*Problem statement*
In how many lines of the data does the word "Reproduce" appear? Give the number by itself.

*Supplied material*
--
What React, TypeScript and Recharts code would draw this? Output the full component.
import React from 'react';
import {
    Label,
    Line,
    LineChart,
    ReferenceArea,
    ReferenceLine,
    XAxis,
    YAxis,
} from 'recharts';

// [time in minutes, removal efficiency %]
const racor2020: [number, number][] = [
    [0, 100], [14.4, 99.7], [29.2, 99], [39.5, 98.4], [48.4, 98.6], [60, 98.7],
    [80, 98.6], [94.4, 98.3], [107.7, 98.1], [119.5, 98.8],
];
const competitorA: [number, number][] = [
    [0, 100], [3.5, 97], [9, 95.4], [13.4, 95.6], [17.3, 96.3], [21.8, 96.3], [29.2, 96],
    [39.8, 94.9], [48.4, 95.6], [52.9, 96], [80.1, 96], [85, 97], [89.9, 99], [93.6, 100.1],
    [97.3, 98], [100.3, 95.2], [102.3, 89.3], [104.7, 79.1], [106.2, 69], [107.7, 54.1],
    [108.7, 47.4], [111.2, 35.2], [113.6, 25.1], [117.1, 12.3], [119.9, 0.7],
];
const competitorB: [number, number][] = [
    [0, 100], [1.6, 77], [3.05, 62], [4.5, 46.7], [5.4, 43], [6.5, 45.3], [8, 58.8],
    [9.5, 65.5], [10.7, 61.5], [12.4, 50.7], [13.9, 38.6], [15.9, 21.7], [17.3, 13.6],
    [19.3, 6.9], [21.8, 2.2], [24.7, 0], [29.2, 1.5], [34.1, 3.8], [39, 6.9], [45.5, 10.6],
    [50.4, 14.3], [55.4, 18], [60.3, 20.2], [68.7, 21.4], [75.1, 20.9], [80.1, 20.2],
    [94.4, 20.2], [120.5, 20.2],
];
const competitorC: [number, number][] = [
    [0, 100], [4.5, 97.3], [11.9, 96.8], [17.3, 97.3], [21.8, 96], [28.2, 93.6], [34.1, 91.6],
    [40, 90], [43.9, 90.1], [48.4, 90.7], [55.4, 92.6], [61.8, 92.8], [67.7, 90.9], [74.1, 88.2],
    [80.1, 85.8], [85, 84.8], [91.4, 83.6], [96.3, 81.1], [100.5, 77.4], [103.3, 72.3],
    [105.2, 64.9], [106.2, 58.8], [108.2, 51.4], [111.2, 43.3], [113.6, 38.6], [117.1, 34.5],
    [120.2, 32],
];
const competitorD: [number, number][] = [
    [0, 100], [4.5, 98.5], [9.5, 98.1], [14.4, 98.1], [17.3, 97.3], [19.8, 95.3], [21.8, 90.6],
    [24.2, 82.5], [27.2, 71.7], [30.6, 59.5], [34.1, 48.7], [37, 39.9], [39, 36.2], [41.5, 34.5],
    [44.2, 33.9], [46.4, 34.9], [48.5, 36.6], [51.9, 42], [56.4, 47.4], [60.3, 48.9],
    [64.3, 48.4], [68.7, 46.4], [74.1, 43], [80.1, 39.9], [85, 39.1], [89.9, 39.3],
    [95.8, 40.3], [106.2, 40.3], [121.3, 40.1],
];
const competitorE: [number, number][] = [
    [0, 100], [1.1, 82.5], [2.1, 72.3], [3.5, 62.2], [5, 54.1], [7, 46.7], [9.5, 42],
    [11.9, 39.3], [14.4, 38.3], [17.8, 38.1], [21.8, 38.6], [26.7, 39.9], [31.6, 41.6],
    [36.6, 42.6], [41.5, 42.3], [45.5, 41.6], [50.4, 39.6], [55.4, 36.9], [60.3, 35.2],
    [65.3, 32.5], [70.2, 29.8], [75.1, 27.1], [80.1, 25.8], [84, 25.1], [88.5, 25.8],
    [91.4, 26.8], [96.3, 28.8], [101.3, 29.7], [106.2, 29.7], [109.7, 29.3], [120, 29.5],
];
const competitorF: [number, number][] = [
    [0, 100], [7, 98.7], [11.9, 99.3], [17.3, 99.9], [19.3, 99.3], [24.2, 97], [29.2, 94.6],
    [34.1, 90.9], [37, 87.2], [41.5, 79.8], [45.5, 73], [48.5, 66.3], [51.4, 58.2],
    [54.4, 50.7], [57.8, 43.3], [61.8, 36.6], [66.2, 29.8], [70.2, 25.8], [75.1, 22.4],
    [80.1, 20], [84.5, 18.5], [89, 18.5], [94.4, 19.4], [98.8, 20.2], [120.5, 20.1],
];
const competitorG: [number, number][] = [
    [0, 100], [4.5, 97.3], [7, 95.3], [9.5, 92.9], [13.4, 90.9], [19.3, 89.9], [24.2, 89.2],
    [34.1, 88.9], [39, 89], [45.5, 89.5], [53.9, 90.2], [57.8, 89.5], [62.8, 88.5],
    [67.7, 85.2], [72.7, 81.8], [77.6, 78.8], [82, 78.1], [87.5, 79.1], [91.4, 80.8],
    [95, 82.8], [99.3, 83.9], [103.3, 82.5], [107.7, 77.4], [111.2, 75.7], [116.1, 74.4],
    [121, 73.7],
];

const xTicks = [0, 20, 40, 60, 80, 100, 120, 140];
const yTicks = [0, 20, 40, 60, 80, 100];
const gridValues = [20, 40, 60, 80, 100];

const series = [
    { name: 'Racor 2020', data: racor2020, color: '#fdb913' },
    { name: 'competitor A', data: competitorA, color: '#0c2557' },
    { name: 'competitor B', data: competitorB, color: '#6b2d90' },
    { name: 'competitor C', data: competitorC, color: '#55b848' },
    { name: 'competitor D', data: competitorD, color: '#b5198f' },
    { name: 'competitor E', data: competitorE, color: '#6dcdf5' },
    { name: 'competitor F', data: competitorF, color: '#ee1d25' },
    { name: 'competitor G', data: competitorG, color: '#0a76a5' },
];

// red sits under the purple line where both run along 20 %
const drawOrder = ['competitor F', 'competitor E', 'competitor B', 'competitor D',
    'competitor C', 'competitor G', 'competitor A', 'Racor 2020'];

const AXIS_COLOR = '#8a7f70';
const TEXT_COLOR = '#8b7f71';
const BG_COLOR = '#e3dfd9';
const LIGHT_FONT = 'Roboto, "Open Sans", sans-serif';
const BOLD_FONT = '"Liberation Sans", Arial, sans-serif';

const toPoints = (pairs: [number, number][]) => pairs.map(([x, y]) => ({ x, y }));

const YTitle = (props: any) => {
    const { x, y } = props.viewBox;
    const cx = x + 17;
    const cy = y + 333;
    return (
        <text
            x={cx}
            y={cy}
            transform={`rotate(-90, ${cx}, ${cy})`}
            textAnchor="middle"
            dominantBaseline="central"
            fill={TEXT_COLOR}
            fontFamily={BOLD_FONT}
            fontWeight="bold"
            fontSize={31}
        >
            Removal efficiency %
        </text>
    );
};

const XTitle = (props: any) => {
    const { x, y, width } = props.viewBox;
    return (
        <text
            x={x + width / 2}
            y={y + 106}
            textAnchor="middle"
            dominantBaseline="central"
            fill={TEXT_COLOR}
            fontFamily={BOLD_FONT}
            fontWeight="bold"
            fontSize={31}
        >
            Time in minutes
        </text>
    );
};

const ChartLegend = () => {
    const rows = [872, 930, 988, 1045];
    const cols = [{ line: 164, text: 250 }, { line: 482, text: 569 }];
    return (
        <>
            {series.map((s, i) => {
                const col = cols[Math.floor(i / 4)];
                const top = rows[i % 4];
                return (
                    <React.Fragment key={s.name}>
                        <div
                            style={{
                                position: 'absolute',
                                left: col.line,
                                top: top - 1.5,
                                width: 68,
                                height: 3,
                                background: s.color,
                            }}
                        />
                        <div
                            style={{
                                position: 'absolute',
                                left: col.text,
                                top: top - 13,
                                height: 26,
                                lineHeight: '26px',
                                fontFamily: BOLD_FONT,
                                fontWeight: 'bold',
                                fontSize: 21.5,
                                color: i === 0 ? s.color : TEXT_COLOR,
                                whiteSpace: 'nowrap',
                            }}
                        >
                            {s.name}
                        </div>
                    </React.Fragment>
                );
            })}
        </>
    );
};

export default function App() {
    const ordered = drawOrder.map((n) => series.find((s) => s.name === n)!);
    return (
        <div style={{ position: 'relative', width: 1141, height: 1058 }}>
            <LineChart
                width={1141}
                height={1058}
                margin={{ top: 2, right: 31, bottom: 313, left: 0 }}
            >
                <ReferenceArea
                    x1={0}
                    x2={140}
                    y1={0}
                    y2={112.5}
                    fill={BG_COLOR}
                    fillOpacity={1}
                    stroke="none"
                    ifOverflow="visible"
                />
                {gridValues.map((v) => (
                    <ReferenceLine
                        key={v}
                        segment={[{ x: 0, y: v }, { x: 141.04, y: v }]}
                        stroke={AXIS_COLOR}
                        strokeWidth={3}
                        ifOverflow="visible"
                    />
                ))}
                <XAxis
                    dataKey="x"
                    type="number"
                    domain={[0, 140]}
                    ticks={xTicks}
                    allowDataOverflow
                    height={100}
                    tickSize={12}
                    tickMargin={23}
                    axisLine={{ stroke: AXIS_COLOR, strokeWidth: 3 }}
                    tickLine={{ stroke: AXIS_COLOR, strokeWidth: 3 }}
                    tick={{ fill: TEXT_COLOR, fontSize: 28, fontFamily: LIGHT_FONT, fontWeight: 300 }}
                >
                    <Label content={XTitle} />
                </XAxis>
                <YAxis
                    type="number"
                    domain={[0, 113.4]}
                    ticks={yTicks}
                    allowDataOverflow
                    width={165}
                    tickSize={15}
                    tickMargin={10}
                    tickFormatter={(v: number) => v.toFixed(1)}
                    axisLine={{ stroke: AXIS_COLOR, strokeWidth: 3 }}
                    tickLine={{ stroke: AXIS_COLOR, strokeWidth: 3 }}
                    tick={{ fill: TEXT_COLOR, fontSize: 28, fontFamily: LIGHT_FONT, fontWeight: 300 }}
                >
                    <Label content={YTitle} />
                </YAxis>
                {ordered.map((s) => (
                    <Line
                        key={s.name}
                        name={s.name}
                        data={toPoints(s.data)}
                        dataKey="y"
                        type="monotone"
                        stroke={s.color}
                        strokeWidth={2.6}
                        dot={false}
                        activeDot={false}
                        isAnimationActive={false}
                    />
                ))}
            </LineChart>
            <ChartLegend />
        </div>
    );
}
--
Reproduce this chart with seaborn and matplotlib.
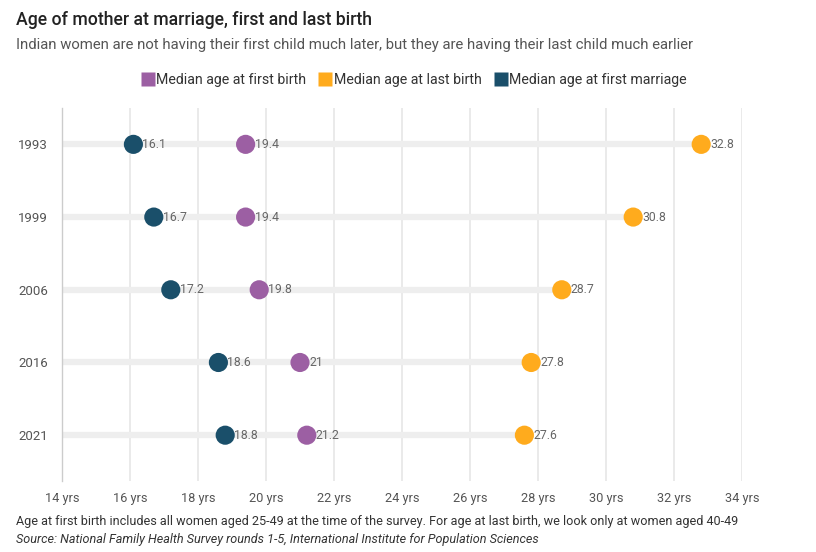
--
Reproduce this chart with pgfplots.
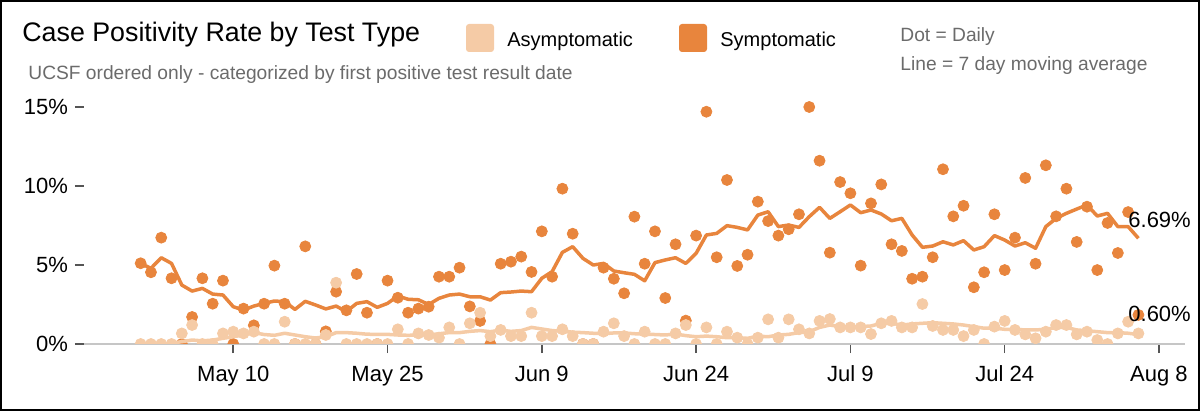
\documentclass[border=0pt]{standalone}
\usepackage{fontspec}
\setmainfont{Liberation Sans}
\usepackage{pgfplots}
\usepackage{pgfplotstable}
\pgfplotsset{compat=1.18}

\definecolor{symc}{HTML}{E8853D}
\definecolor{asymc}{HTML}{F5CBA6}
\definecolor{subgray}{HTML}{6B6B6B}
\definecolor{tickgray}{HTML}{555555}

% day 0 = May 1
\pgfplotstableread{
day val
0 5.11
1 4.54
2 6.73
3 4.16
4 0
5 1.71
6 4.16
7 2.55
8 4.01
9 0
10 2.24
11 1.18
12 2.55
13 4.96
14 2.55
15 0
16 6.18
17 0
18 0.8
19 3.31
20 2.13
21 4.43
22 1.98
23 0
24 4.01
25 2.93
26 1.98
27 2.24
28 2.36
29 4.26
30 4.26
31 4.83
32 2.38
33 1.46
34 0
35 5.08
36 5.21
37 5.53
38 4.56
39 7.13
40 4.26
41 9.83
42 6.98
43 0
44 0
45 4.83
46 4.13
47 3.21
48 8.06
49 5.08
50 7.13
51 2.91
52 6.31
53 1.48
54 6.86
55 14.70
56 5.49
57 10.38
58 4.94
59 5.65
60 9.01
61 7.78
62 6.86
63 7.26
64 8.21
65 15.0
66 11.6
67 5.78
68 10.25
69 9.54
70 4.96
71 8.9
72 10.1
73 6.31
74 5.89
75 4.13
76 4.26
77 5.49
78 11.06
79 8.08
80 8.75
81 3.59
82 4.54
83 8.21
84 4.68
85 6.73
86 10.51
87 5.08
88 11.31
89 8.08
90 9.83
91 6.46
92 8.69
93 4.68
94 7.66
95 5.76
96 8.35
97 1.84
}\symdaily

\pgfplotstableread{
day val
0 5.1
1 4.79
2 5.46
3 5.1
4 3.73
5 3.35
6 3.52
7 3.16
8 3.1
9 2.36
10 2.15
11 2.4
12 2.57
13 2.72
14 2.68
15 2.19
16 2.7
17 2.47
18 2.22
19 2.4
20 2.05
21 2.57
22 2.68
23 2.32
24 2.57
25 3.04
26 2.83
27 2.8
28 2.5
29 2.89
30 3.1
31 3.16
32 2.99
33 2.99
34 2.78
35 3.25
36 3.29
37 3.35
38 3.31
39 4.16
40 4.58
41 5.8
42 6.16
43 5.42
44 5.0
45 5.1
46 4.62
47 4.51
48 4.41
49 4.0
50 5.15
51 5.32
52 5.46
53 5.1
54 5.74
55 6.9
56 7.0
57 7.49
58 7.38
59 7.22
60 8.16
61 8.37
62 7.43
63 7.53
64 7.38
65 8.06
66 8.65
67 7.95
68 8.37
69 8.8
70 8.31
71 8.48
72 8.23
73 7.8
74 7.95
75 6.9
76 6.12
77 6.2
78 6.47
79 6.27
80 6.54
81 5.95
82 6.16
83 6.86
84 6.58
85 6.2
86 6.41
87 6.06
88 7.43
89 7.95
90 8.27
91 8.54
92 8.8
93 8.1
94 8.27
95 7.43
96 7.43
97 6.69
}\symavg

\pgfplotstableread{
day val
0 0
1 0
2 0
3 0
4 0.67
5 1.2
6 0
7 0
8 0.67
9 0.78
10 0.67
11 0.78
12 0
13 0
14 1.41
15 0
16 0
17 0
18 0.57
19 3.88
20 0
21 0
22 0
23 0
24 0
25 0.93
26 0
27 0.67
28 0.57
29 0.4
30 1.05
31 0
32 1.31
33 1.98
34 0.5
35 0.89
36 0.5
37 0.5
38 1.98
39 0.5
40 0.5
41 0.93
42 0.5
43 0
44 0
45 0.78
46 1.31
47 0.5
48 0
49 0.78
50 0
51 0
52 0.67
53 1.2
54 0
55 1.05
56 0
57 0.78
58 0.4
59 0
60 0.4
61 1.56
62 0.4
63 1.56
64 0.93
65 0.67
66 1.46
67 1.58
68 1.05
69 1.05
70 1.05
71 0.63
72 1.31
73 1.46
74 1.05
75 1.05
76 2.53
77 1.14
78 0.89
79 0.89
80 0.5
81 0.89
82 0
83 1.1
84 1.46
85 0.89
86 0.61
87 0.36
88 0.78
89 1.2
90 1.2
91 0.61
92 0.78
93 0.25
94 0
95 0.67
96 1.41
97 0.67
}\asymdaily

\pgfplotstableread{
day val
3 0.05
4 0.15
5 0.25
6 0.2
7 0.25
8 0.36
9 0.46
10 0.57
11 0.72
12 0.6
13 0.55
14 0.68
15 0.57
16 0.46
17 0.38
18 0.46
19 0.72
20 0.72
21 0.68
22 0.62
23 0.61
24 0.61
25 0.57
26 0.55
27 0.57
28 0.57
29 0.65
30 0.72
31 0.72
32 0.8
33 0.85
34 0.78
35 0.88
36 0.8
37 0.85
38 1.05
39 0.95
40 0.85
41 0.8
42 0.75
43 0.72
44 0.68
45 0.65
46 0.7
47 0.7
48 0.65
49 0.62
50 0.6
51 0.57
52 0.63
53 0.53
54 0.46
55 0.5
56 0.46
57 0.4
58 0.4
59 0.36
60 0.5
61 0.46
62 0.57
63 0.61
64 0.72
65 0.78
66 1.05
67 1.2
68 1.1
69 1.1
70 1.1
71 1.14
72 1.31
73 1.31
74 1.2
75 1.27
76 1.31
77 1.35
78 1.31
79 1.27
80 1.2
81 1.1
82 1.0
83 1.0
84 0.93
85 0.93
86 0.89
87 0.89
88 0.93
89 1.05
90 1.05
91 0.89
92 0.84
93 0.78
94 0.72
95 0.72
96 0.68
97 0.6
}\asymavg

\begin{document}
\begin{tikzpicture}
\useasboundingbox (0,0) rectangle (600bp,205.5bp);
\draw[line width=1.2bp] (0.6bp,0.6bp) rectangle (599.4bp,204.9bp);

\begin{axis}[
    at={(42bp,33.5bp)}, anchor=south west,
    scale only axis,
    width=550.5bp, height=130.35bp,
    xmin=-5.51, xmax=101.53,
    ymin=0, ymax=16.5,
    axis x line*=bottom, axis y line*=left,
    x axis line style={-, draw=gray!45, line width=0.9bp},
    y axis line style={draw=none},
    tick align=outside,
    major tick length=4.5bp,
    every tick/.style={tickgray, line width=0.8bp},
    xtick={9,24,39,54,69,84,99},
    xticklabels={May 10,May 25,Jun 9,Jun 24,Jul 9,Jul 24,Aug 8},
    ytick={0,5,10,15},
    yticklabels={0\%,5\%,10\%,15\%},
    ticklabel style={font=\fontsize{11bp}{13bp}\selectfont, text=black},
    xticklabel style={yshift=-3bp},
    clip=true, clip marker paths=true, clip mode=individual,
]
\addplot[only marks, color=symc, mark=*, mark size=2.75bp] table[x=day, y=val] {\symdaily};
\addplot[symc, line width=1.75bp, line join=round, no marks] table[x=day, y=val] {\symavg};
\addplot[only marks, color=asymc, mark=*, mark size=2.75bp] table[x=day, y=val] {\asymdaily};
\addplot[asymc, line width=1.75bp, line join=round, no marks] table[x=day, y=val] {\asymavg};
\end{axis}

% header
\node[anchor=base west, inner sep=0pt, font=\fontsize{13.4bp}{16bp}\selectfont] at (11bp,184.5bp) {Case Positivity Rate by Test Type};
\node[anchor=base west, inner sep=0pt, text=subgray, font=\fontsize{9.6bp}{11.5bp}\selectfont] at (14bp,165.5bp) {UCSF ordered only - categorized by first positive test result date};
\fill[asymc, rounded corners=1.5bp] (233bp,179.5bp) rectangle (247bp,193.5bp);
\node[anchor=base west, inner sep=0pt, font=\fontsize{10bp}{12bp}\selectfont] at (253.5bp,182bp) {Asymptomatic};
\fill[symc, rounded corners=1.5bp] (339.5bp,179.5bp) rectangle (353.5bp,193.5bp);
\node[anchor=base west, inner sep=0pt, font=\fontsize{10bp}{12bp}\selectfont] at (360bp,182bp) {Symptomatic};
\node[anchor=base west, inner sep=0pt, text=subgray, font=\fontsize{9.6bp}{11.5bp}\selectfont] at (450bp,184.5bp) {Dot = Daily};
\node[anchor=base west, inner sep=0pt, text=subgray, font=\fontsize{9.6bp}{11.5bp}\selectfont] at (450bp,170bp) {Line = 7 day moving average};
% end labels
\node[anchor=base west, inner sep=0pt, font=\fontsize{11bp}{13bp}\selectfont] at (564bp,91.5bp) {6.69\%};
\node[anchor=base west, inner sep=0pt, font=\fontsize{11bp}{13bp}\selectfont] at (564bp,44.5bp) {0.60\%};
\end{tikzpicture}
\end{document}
--
*Correct response*
2